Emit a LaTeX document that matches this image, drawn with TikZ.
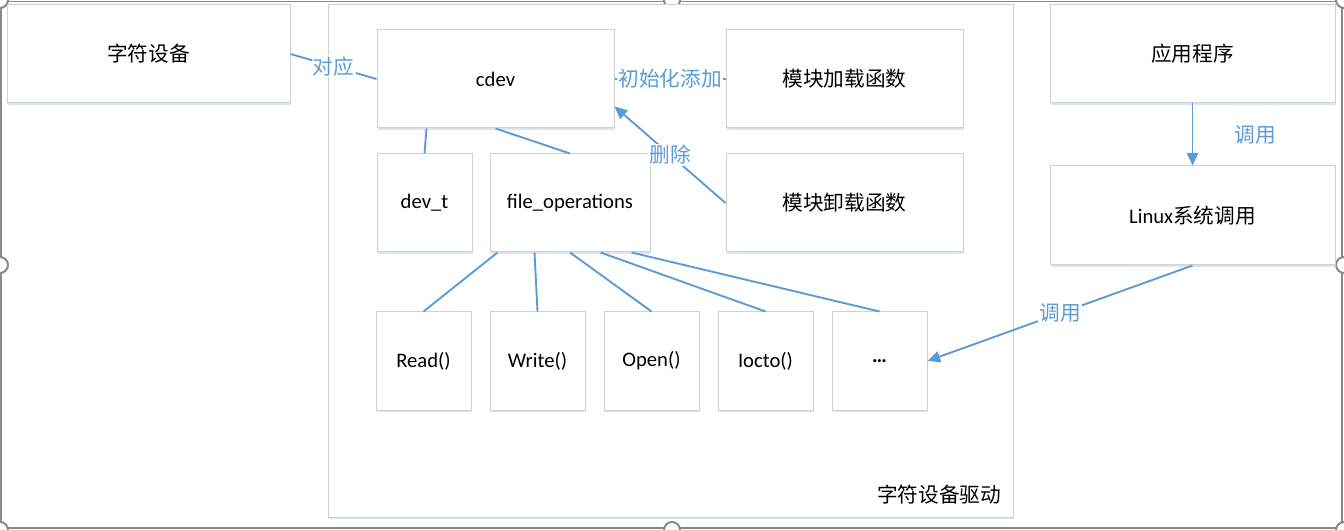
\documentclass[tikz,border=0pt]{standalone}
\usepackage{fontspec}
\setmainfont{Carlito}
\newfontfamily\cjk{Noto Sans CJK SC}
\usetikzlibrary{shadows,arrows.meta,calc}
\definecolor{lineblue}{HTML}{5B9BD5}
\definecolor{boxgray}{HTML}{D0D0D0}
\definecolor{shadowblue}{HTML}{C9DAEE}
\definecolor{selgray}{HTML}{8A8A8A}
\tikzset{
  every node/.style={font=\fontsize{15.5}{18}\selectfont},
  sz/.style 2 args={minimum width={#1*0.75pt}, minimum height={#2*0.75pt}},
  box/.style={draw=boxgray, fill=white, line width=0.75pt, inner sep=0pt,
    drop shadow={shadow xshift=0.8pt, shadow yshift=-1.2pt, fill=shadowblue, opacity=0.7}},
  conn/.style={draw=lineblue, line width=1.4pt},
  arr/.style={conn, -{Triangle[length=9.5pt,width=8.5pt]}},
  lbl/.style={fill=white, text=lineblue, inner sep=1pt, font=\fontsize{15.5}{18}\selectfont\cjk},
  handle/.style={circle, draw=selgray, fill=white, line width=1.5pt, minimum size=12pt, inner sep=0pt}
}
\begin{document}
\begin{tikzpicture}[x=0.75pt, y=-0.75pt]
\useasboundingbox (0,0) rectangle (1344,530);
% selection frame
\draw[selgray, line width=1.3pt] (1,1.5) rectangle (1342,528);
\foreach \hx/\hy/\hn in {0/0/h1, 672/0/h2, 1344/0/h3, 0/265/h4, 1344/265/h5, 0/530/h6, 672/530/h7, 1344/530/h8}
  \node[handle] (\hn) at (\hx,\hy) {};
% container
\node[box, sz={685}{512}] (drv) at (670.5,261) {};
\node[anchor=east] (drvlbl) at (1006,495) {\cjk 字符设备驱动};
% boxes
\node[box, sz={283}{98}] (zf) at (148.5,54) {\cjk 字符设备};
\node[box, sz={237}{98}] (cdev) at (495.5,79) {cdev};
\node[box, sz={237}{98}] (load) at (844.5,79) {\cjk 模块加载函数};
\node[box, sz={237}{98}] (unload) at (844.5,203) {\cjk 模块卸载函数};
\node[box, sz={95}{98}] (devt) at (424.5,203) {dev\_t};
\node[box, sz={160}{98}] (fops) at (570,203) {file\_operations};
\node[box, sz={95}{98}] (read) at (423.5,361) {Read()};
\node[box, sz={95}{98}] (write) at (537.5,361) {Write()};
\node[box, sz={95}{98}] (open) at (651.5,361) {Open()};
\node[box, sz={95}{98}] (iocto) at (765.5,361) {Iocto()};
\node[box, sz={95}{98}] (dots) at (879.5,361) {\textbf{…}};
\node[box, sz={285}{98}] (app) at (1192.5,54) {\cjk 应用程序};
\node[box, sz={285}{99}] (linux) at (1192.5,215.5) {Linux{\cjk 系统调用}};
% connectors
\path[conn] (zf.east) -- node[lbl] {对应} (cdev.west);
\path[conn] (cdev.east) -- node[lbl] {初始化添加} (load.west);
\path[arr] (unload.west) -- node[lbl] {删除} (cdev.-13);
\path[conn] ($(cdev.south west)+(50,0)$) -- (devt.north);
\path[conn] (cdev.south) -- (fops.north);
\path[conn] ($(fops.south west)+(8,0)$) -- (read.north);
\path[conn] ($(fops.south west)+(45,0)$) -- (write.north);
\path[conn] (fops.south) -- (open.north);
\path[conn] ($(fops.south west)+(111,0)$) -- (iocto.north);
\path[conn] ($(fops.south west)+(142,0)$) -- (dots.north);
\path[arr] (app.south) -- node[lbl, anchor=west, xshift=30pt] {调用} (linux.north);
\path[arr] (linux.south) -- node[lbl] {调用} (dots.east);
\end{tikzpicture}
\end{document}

______________________________

WORK REQUIRED
Copy the listing over exactly, skipping the pictures it holds.

RESPONSE TO THE EXERCISE
Emit a LaTeX document that matches this image, drawn with TikZ.
\documentclass[tikz,border=0pt]{standalone}
\usepackage{fontspec}
\setmainfont{Carlito}
\newfontfamily\cjk{Noto Sans CJK SC}
\usetikzlibrary{shadows,arrows.meta,calc}
\definecolor{lineblue}{HTML}{5B9BD5}
\definecolor{boxgray}{HTML}{D0D0D0}
\definecolor{shadowblue}{HTML}{C9DAEE}
\definecolor{selgray}{HTML}{8A8A8A}
\tikzset{
  every node/.style={font=\fontsize{15.5}{18}\selectfont},
  sz/.style 2 args={minimum width={#1*0.75pt}, minimum height={#2*0.75pt}},
  box/.style={draw=boxgray, fill=white, line width=0.75pt, inner sep=0pt,
    drop shadow={shadow xshift=0.8pt, shadow yshift=-1.2pt, fill=shadowblue, opacity=0.7}},
  conn/.style={draw=lineblue, line width=1.4pt},
  arr/.style={conn, -{Triangle[length=9.5pt,width=8.5pt]}},
  lbl/.style={fill=white, text=lineblue, inner sep=1pt, font=\fontsize{15.5}{18}\selectfont\cjk},
  handle/.style={circle, draw=selgray, fill=white, line width=1.5pt, minimum size=12pt, inner sep=0pt}
}
\begin{document}
\begin{tikzpicture}[x=0.75pt, y=-0.75pt]
\useasboundingbox (0,0) rectangle (1344,530);
% selection frame
\draw[selgray, line width=1.3pt] (1,1.5) rectangle (1342,528);
\foreach \hx/\hy/\hn in {0/0/h1, 672/0/h2, 1344/0/h3, 0/265/h4, 1344/265/h5, 0/530/h6, 672/530/h7, 1344/530/h8}
  \node[handle] (\hn) at (\hx,\hy) {};
% container
\node[box, sz={685}{512}] (drv) at (670.5,261) {};
\node[anchor=east] (drvlbl) at (1006,495) {\cjk 字符设备驱动};
% boxes
\node[box, sz={283}{98}] (zf) at (148.5,54) {\cjk 字符设备};
\node[box, sz={237}{98}] (cdev) at (495.5,79) {cdev};
\node[box, sz={237}{98}] (load) at (844.5,79) {\cjk 模块加载函数};
\node[box, sz={237}{98}] (unload) at (844.5,203) {\cjk 模块卸载函数};
\node[box, sz={95}{98}] (devt) at (424.5,203) {dev\_t};
\node[box, sz={160}{98}] (fops) at (570,203) {file\_operations};
\node[box, sz={95}{98}] (read) at (423.5,361) {Read()};
\node[box, sz={95}{98}] (write) at (537.5,361) {Write()};
\node[box, sz={95}{98}] (open) at (651.5,361) {Open()};
\node[box, sz={95}{98}] (iocto) at (765.5,361) {Iocto()};
\node[box, sz={95}{98}] (dots) at (879.5,361) {\textbf{…}};
\node[box, sz={285}{98}] (app) at (1192.5,54) {\cjk 应用程序};
\node[box, sz={285}{99}] (linux) at (1192.5,215.5) {Linux{\cjk 系统调用}};
% connectors
\path[conn] (zf.east) -- node[lbl] {对应} (cdev.west);
\path[conn] (cdev.east) -- node[lbl] {初始化添加} (load.west);
\path[arr] (unload.west) -- node[lbl] {删除} (cdev.-13);
\path[conn] ($(cdev.south west)+(50,0)$) -- (devt.north);
\path[conn] (cdev.south) -- (fops.north);
\path[conn] ($(fops.south west)+(8,0)$) -- (read.north);
\path[conn] ($(fops.south west)+(45,0)$) -- (write.north);
\path[conn] (fops.south) -- (open.north);
\path[conn] ($(fops.south west)+(111,0)$) -- (iocto.north);
\path[conn] ($(fops.south west)+(142,0)$) -- (dots.north);
\path[arr] (app.south) -- node[lbl, anchor=west, xshift=30pt] {调用} (linux.north);
\path[arr] (linux.south) -- node[lbl] {调用} (dots.east);
\end{tikzpicture}
\end{document}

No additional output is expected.